▸ **Task description**:
In the material below, find every line with "this" and pull it out.

▸ **Records for the task**:
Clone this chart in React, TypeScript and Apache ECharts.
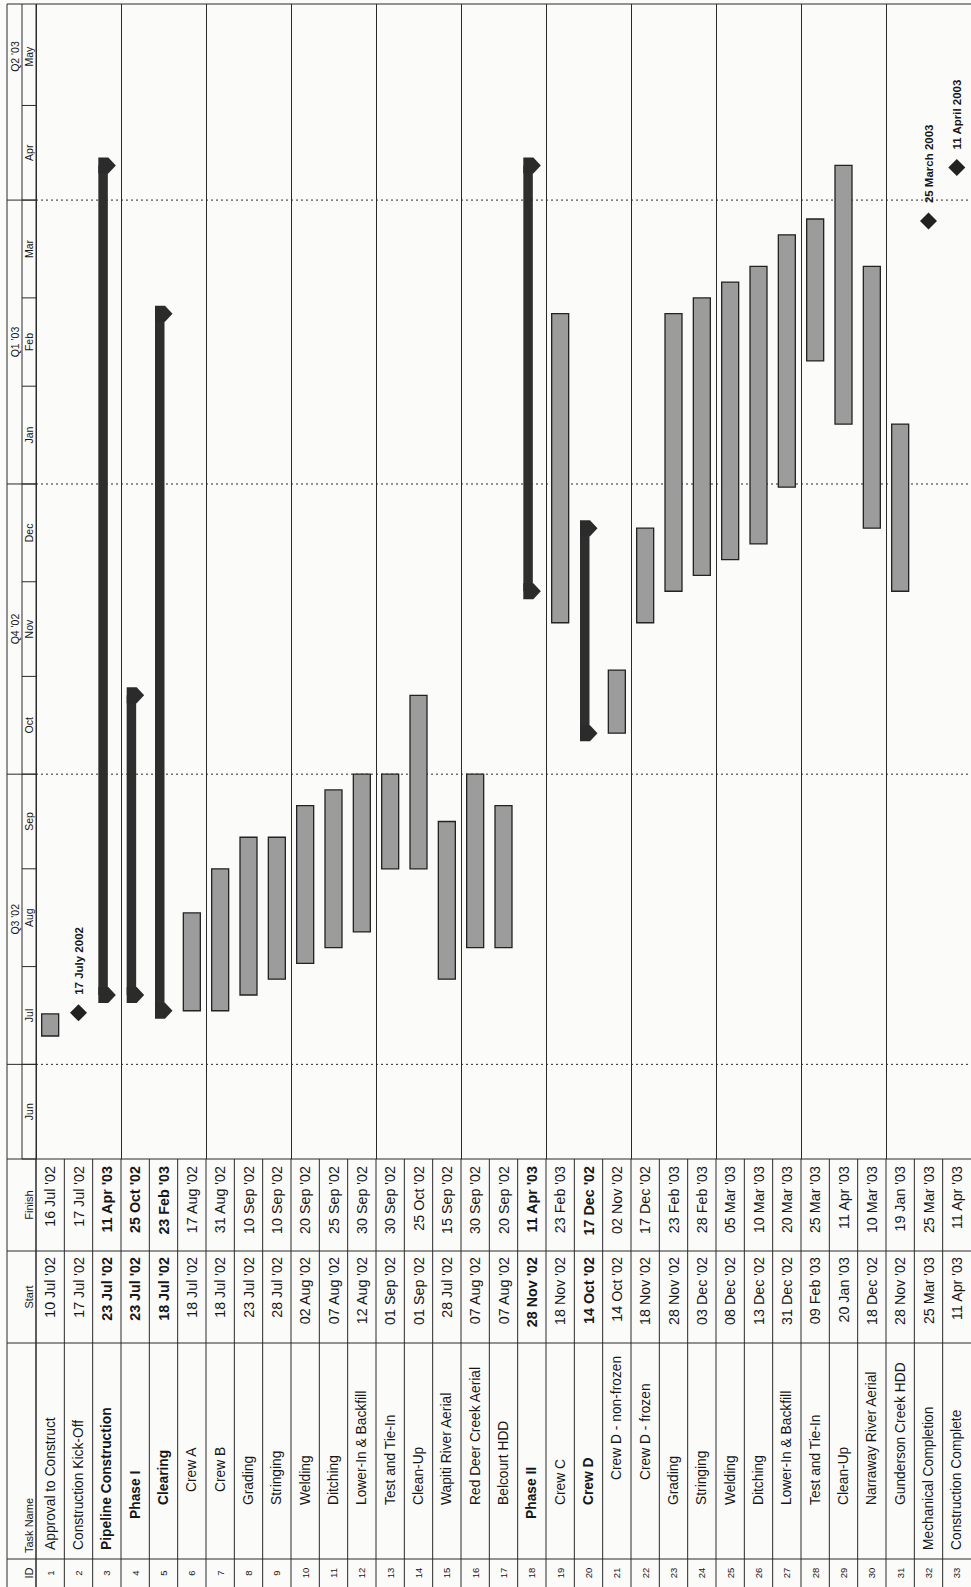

...

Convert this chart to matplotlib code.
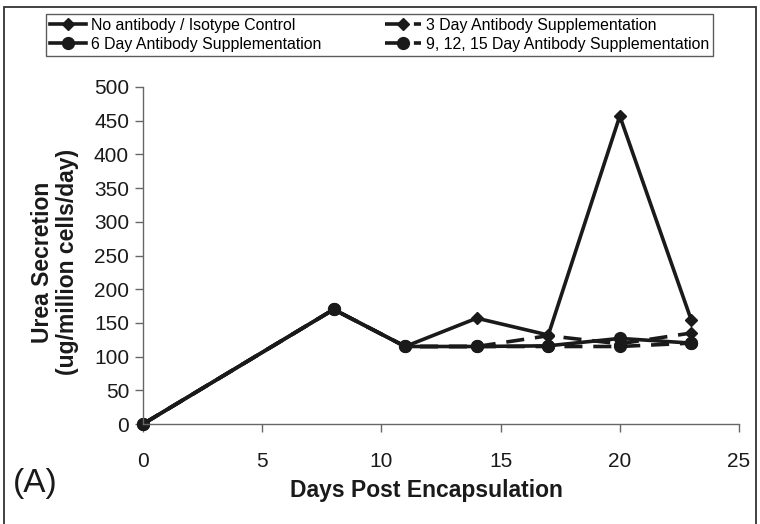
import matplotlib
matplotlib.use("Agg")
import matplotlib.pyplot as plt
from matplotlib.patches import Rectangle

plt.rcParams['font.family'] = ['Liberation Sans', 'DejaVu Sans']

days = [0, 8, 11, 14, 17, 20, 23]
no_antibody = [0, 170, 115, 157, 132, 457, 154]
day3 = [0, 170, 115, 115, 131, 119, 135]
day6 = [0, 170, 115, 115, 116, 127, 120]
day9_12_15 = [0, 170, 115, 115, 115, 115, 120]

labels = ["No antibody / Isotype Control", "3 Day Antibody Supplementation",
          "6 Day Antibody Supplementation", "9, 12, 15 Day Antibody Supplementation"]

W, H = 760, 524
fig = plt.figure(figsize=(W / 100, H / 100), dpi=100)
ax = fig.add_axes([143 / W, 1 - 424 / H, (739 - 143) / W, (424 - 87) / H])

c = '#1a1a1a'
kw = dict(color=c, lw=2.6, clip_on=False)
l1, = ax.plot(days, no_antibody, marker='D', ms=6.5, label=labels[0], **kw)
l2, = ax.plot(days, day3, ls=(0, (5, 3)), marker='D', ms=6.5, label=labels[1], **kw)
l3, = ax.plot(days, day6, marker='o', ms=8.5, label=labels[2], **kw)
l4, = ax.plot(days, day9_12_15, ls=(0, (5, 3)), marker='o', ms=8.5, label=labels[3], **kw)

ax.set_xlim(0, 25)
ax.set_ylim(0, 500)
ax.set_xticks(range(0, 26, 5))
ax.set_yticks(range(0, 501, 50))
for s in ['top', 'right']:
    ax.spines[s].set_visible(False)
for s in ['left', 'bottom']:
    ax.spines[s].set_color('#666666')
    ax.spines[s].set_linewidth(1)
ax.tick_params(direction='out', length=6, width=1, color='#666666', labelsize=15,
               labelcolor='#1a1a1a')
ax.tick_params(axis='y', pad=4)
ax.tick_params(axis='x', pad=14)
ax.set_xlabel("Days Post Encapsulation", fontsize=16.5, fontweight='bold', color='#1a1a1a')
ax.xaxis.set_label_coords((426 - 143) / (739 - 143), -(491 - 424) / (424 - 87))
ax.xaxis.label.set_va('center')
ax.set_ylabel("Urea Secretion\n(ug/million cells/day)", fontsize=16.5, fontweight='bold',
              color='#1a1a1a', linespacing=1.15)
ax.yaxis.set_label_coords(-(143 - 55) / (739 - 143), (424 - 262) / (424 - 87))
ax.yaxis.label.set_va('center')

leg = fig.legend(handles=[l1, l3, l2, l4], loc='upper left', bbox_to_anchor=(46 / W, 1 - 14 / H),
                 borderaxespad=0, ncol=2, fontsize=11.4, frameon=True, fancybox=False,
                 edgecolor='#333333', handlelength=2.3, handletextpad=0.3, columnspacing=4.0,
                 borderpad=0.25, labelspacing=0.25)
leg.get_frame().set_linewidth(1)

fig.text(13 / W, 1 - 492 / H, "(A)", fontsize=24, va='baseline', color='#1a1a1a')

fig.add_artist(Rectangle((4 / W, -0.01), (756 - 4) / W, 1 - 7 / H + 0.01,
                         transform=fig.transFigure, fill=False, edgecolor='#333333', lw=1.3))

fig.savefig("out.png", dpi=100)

==

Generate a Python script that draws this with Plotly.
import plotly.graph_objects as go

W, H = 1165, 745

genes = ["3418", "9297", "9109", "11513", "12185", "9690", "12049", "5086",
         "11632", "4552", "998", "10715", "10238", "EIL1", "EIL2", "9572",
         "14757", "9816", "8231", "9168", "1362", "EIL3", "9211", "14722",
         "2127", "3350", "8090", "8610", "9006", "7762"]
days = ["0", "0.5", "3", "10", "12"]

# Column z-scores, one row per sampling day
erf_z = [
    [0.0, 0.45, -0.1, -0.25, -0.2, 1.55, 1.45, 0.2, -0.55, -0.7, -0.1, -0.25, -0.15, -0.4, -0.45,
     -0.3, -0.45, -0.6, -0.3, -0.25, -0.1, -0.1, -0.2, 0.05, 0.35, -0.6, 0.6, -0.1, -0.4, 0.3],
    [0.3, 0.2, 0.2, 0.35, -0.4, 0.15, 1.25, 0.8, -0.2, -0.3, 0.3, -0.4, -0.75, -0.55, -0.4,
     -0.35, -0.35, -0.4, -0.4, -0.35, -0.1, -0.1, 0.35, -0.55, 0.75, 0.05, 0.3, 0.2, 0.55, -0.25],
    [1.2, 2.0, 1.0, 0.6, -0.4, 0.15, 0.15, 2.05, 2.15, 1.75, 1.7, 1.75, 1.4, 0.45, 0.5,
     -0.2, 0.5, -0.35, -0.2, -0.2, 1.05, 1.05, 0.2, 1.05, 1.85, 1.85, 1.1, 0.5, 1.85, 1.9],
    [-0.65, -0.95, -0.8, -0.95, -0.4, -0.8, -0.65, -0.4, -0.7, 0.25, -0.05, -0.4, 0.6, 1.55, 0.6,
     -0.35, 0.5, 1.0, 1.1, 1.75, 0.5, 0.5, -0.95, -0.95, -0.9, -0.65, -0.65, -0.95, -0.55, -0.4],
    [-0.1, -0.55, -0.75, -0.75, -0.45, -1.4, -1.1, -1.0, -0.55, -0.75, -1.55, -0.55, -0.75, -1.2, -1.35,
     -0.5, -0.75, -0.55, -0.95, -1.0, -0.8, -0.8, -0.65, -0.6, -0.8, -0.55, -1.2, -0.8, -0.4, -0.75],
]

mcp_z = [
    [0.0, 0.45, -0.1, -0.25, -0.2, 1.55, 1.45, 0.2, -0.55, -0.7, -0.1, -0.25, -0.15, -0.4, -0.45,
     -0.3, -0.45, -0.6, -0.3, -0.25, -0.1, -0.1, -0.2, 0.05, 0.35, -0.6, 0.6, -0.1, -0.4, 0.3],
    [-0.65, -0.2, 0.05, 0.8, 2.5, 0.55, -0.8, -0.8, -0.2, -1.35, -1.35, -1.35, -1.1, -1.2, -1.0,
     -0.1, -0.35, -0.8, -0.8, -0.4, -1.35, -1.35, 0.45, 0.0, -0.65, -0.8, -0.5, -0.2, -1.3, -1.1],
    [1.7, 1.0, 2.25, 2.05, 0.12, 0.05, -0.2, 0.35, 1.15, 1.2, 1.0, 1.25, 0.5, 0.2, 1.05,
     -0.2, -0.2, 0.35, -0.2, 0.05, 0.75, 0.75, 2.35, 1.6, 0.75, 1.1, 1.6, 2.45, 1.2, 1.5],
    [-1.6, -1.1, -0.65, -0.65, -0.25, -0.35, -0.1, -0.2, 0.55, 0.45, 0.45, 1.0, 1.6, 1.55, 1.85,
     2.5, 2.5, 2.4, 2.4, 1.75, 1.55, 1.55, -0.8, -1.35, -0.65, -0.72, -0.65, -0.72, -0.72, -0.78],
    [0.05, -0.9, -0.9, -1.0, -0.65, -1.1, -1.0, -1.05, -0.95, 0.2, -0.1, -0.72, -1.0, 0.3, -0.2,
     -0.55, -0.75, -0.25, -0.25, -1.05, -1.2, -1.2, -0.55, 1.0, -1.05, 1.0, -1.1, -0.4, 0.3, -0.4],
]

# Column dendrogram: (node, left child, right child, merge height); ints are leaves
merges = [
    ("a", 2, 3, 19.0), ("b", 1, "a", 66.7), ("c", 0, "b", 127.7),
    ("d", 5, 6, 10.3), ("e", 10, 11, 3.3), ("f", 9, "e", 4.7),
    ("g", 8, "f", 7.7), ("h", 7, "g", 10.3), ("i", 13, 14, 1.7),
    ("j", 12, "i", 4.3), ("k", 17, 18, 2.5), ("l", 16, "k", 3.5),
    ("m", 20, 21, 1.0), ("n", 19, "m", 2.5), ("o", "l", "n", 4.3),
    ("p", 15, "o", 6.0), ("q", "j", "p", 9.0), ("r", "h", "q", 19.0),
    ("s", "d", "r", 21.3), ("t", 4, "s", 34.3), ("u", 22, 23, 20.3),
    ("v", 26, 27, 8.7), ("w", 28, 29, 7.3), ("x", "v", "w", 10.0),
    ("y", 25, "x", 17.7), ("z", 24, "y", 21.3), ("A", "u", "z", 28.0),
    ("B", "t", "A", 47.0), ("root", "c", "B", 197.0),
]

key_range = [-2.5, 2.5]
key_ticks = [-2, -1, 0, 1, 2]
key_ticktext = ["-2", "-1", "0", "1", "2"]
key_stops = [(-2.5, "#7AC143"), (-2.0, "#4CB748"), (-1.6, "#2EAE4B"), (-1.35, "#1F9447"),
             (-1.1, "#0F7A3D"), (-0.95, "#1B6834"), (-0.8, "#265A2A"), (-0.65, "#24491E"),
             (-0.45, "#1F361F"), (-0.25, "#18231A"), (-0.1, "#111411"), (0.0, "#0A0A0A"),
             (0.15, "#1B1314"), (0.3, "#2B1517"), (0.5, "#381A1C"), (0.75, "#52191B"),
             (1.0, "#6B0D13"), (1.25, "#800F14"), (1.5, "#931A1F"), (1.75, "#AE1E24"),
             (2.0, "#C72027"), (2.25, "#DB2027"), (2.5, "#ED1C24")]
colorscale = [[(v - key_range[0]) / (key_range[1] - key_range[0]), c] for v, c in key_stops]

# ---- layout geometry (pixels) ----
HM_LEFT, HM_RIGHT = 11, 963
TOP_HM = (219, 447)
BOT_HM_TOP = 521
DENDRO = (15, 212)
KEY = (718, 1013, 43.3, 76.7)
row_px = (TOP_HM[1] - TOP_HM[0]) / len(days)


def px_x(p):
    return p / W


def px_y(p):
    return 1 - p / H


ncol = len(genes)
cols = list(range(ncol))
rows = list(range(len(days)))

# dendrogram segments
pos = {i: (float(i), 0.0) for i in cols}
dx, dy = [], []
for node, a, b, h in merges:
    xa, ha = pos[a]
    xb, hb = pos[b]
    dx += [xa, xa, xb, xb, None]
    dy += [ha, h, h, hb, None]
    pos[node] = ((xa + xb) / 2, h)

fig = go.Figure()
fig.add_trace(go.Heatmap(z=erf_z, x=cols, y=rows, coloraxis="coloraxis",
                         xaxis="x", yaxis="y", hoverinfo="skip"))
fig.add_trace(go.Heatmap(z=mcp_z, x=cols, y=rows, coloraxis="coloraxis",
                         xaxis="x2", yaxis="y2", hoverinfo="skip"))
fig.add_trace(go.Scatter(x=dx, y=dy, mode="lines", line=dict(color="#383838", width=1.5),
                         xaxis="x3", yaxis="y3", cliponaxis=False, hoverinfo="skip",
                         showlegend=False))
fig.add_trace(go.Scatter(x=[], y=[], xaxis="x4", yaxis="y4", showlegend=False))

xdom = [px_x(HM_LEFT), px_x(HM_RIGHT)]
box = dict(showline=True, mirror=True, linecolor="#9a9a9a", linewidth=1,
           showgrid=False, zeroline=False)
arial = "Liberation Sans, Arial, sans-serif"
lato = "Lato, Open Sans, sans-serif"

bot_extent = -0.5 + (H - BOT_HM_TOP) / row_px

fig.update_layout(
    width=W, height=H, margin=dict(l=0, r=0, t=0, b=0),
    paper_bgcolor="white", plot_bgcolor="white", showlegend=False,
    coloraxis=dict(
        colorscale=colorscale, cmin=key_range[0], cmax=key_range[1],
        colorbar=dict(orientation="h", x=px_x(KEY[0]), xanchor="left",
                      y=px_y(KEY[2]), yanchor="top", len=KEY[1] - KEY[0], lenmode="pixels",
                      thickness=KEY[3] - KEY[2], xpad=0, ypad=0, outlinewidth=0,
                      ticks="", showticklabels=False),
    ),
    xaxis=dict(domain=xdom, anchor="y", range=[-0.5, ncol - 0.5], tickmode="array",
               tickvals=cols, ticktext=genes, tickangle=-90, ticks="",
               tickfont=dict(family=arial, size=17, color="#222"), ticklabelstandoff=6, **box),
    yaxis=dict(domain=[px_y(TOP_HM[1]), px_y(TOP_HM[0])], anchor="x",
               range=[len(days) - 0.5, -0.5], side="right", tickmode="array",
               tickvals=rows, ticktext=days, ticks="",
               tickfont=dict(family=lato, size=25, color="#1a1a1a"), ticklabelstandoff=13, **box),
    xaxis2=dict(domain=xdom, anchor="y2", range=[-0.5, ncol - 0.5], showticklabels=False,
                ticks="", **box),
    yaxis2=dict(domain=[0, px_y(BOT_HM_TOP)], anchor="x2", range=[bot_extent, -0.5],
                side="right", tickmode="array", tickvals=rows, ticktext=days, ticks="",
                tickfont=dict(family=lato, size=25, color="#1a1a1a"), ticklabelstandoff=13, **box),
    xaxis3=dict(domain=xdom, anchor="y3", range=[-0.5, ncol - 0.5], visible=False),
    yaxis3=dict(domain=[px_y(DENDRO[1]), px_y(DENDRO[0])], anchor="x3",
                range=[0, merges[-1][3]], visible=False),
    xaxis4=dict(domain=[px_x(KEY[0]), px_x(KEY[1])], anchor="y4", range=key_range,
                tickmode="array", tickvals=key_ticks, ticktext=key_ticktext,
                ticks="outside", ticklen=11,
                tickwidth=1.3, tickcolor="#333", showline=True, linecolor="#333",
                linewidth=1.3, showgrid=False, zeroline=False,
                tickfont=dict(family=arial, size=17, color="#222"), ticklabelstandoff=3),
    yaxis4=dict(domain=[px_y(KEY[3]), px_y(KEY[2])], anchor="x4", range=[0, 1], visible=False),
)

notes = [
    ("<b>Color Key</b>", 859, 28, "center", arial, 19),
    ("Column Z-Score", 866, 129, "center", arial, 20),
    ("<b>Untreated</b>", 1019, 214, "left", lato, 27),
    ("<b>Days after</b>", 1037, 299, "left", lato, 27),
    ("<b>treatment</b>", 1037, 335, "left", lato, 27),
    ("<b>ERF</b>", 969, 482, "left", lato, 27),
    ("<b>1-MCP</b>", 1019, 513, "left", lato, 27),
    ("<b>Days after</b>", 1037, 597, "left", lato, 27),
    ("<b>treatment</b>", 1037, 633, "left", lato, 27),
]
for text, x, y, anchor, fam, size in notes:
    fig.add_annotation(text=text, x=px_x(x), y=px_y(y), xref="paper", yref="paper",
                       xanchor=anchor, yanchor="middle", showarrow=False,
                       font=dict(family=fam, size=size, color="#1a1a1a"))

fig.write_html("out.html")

▸ **Task solution**:
Clone this chart in React, TypeScript and Apache ECharts.
Convert this chart to matplotlib code.
Generate a Python script that draws this with Plotly.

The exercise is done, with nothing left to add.